### MATERIAL PROVIDED
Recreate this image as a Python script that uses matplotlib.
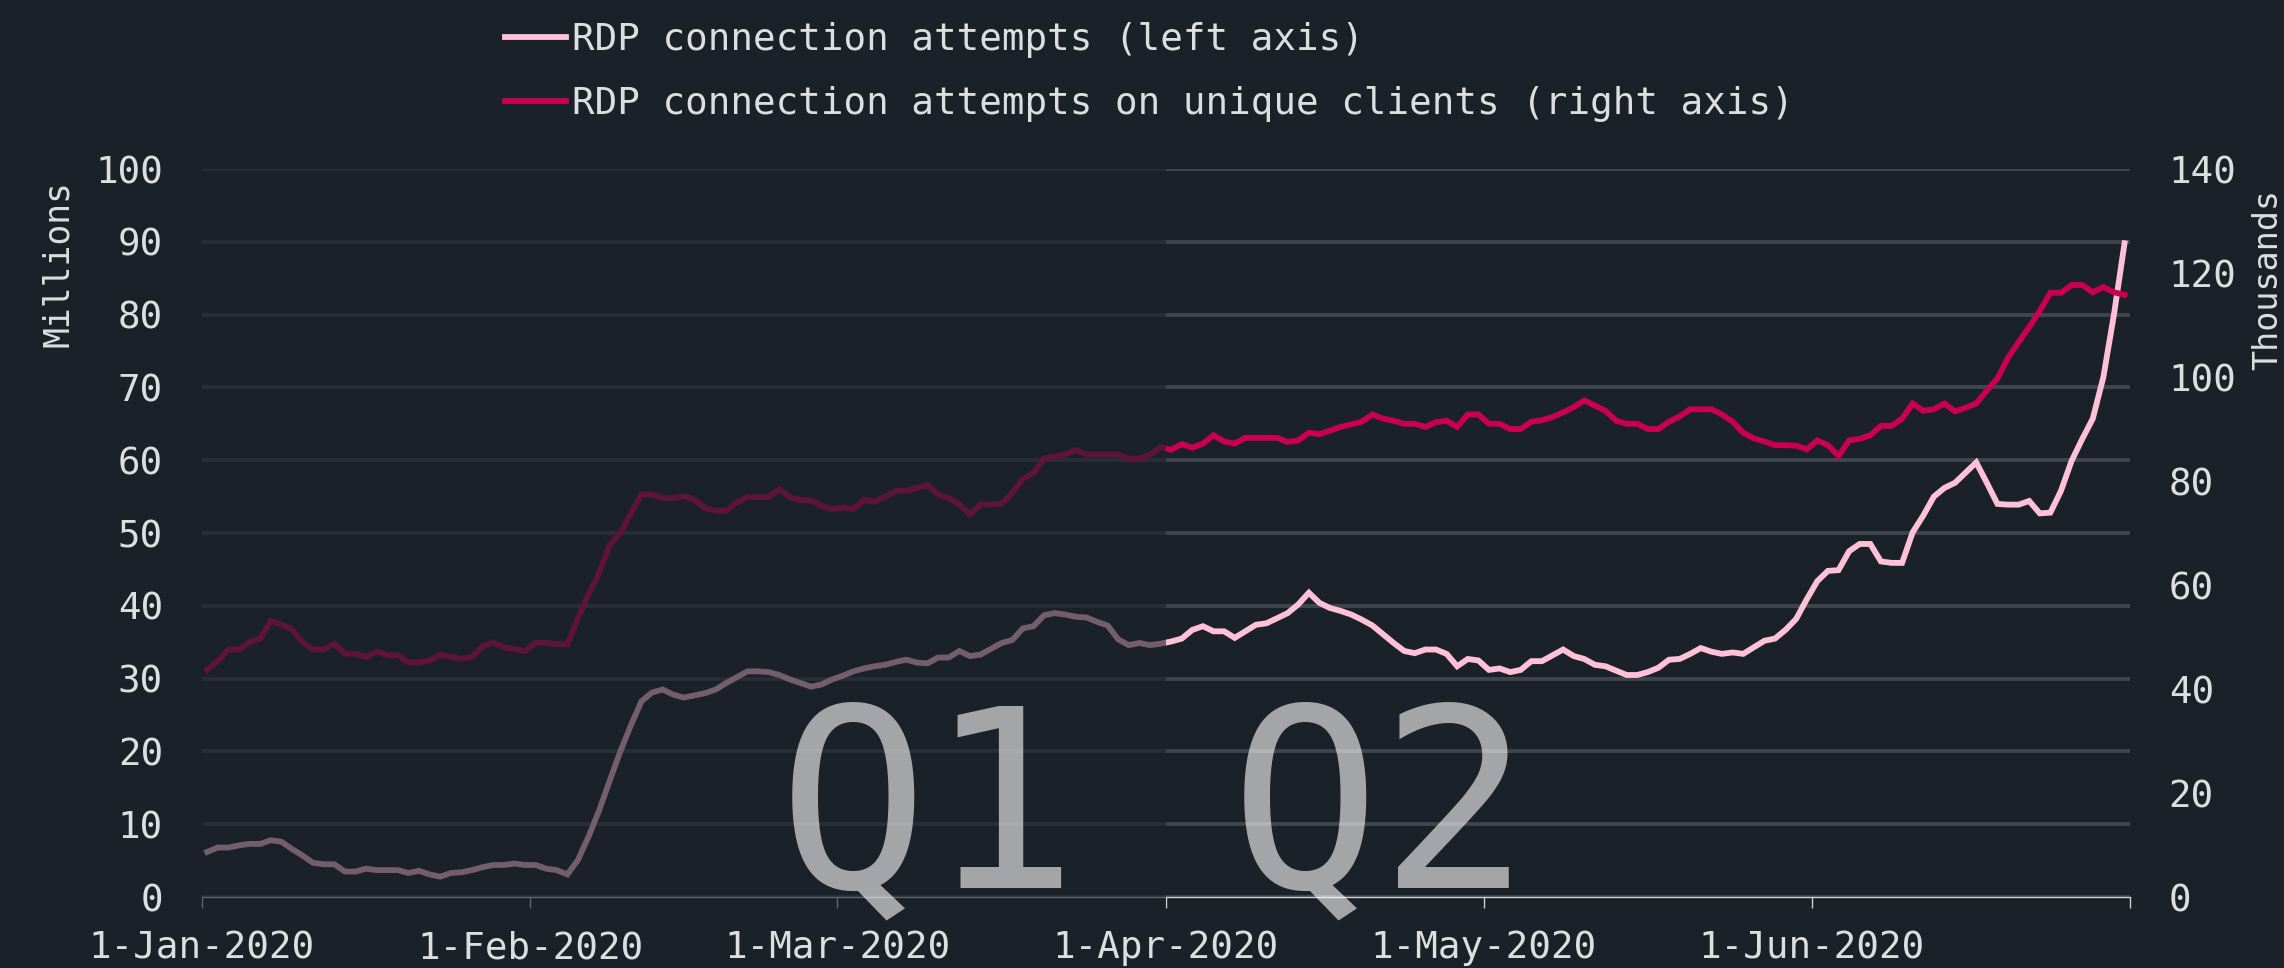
import matplotlib
matplotlib.use("Agg")
import matplotlib.pyplot as plt
import matplotlib.dates as mdates
from matplotlib.patches import Rectangle
import matplotlib.transforms as mtransforms
import pandas as pd

# data ---------------------------------------------------------------
start_day = "2020-01-01 12:00"

# RDP connection attempts, millions (left axis), one value per day
attempts = [
    6.2, 6.8, 6.8, 7.1, 7.3, 7.3, 7.8, 7.6, 6.6, 5.7,
    4.7, 4.5, 4.5, 3.5, 3.5, 3.9, 3.7, 3.7, 3.7, 3.3,
    3.6, 3.1, 2.8, 3.3, 3.4, 3.7, 4.1, 4.4, 4.4, 4.6,
    4.4, 4.4, 3.9, 3.7, 3.1, 5.1, 8.3, 11.9, 16.0, 20.0,
    23.6, 26.9, 28.1, 28.5, 27.8, 27.4, 27.7, 28.0, 28.5, 29.4,
    30.2, 31.0, 31.0, 30.9, 30.5, 29.9, 29.4, 28.9, 29.2, 29.9,
    30.4, 31.0, 31.4, 31.7, 31.9, 32.3, 32.6, 32.2, 32.1, 32.9,
    32.9, 33.8, 33.1, 33.3, 34.1, 34.9, 35.3, 36.9, 37.2, 38.7,
    39.0, 38.8, 38.5, 38.4, 37.8, 37.3, 35.4, 34.6, 34.9, 34.6,
    34.8, 35.1, 35.5, 36.7, 37.2, 36.5, 36.5, 35.6, 36.5, 37.4,
    37.6, 38.3, 39.0, 40.2, 41.8, 40.4, 39.7, 39.3, 38.8, 38.1,
    37.3, 36.1, 34.9, 33.8, 33.5, 34.0, 34.0, 33.4, 31.7, 32.7,
    32.5, 31.2, 31.4, 30.9, 31.2, 32.4, 32.4, 33.2, 34.0, 33.1,
    32.7, 31.9, 31.7, 31.1, 30.5, 30.5, 30.9, 31.5, 32.6, 32.7,
    33.4, 34.2, 33.7, 33.4, 33.6, 33.4, 34.3, 35.2, 35.5, 36.7,
    38.2, 40.9, 43.4, 44.8, 44.9, 47.5, 48.5, 48.5, 46.1, 45.9,
    45.9, 50.1, 52.4, 55.0, 56.2, 56.9, 58.3, 59.7, 56.9, 54.0,
    53.9, 53.9, 54.4, 52.7, 52.8, 55.8, 59.9, 62.9, 65.7, 71.4,
    80.0, 89.8,
]

# RDP connection attempts on unique clients, thousands (right axis)
unique_clients = [
    43.7, 45.4, 47.6, 47.6, 49.0, 49.7, 53.1, 52.4, 51.5, 49.0,
    47.6, 47.6, 48.7, 46.8, 46.8, 46.1, 47.2, 46.5, 46.5, 45.1,
    45.1, 45.5, 46.6, 46.2, 45.8, 46.2, 48.2, 49.0, 48.0, 47.7,
    47.3, 48.9, 48.9, 48.6, 48.6, 53.6, 58.2, 62.3, 67.8, 70.0,
    73.8, 77.4, 77.4, 76.7, 76.7, 77.1, 76.4, 74.8, 74.3, 74.3,
    75.9, 76.9, 76.9, 76.9, 78.4, 76.9, 76.3, 76.3, 75.2, 74.6,
    74.9, 74.6, 76.4, 76.0, 77.0, 78.1, 78.1, 78.7, 79.2, 77.4,
    76.7, 75.5, 73.6, 75.5, 75.5, 75.6, 77.8, 80.4, 81.6, 84.3,
    84.7, 85.1, 86.0, 85.1, 85.1, 85.1, 85.1, 84.3, 84.3, 85.0,
    86.5, 86.0, 87.1, 86.4, 87.2, 88.8, 87.6, 87.2, 88.3, 88.3,
    88.3, 88.3, 87.5, 87.8, 89.3, 89.0, 89.7, 90.4, 90.9, 91.4,
    92.8, 92.0, 91.6, 91.0, 91.0, 90.4, 91.3, 91.6, 90.4, 92.8,
    92.8, 91.0, 91.0, 90.0, 90.0, 91.4, 91.7, 92.3, 93.2, 94.2,
    95.5, 94.5, 93.5, 91.6, 91.0, 91.0, 90.0, 90.0, 91.4, 92.4,
    93.8, 93.8, 93.8, 92.8, 91.4, 89.3, 88.2, 87.6, 86.9, 86.9,
    86.8, 86.1, 87.8, 86.9, 84.8, 87.8, 88.1, 88.8, 90.6, 90.6,
    92.0, 94.9, 93.5, 93.8, 94.9, 93.4, 94.1, 94.9, 97.4, 99.7,
    103.7, 106.7, 109.6, 112.7, 116.2, 116.2, 117.7, 117.7, 116.3, 117.3,
    116.3, 115.8,
]

month_ticks = ["2020-01-01", "2020-02-01", "2020-03-01", "2020-04-01",
               "2020-05-01", "2020-06-01", "2020-07-01"]
month_labels = ["1-Jan-2020", "1-Feb-2020", "1-Mar-2020", "1-Apr-2020",
                "1-May-2020", "1-Jun-2020", ""]
left_ticks = [0, 10, 20, 30, 40, 50, 60, 70, 80, 90, 100]
right_ticks = [0, 20, 40, 60, 80, 100, 120, 140]
q2_start = "2020-04-01"

labels = ["RDP connection attempts (left axis)",
          "RDP connection attempts on unique clients (right axis)"]

# style --------------------------------------------------------------
bg = "#1b2129"
txt = "#dcdfe0"
pink = "#ffc1d9"
red = "#c8004f"
grid_c = "#3e454d"

plt.rcParams["font.family"] = ["DejaVu Sans Mono"]

days = pd.date_range(start_day, periods=len(attempts), freq="D")
ticks = pd.to_datetime(month_ticks)

fig = plt.figure(figsize=(22.84, 9.68), dpi=100, facecolor=bg)
ax = fig.add_axes([0.0884, 0.0733, 0.8441, 0.7521])
ax.set_facecolor(bg)
ax2 = ax.twinx()

l1, = ax.plot(days, attempts, color=pink, lw=4.2, solid_joinstyle="miter", zorder=3)
l2, = ax2.plot(days, unique_clients, color=red, lw=4.2, solid_joinstyle="miter", zorder=3)

ax.set_xlim(ticks[0], ticks[-1])
ax.set_ylim(0, 100)
ax2.set_ylim(0, 140)

ax.set_yticks(left_ticks)
ax2.set_yticks(right_ticks)
ax.set_xticks(ticks)
ax.set_xticklabels(month_labels)

ax.set_axisbelow(True)
ax.grid(axis="y", color=grid_c, lw=2.8)
ax.grid(axis="x", visible=False)

for a in (ax, ax2):
    for s in ("top", "left", "right"):
        a.spines[s].set_visible(False)
ax2.spines["bottom"].set_visible(False)
ax.spines["bottom"].set_color("#cfd2d4")
ax.spines["bottom"].set_linewidth(1.0)

ax.tick_params(axis="y", length=0, pad=28, labelsize=27, labelcolor=txt)
ax2.tick_params(axis="y", length=0, pad=28, labelsize=27, labelcolor=txt)
ax.tick_params(axis="x", length=8, width=1.0, color="#cfd2d4", pad=16,
               labelsize=27, labelcolor=txt)

# dim the first quarter
trans = mtransforms.blended_transform_factory(ax2.transData, ax2.transAxes)
x0 = mdates.date2num(ticks[0]) - 0.3
x1 = mdates.date2num(pd.Timestamp(q2_start))
shade = Rectangle((x0, -0.02), x1 - x0, 1.03, transform=trans, facecolor=bg,
                  alpha=0.62, edgecolor="none", clip_on=False, zorder=5)
ax2.add_patch(shade)

# big quarter labels, lifted a little so the Q tail stays clear of the ticks
for xpos, word in [(0.3766, "Q1"), (0.611, "Q2")]:
    ax2.text(xpos, 0.0135, word, transform=ax2.transAxes, ha="center",
             va="baseline", fontsize=180, color="white", alpha=0.6, zorder=6)

fig.text(0.0254, 0.7273, "Millions", rotation=90, ha="center", va="center",
         fontsize=25, color=txt)
fig.text(0.9855, 0.711, "Thousands", rotation=90, ha="left", va="center",
         fontsize=24, color=txt)

fig.legend(handles=[l1, l2], labels=labels, loc="upper left",
           bbox_to_anchor=(505 / 2284, 1 - 22 / 968), frameon=False,
           borderaxespad=0, borderpad=0, handlelength=1.63, handletextpad=0.16,
           labelspacing=0.74, fontsize=27, labelcolor=txt)

fig.savefig("out.png", dpi=100, facecolor=bg)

### WORK TO BE COMPLETED
Without the pictures, return the listing above from its first line through the line that has "import pandas as pd".

### FULL ANSWER
Recreate this image as a Python script that uses matplotlib.
import matplotlib
matplotlib.use("Agg")
import matplotlib.pyplot as plt
import matplotlib.dates as mdates
from matplotlib.patches import Rectangle
import matplotlib.transforms as mtransforms
import pandas as pd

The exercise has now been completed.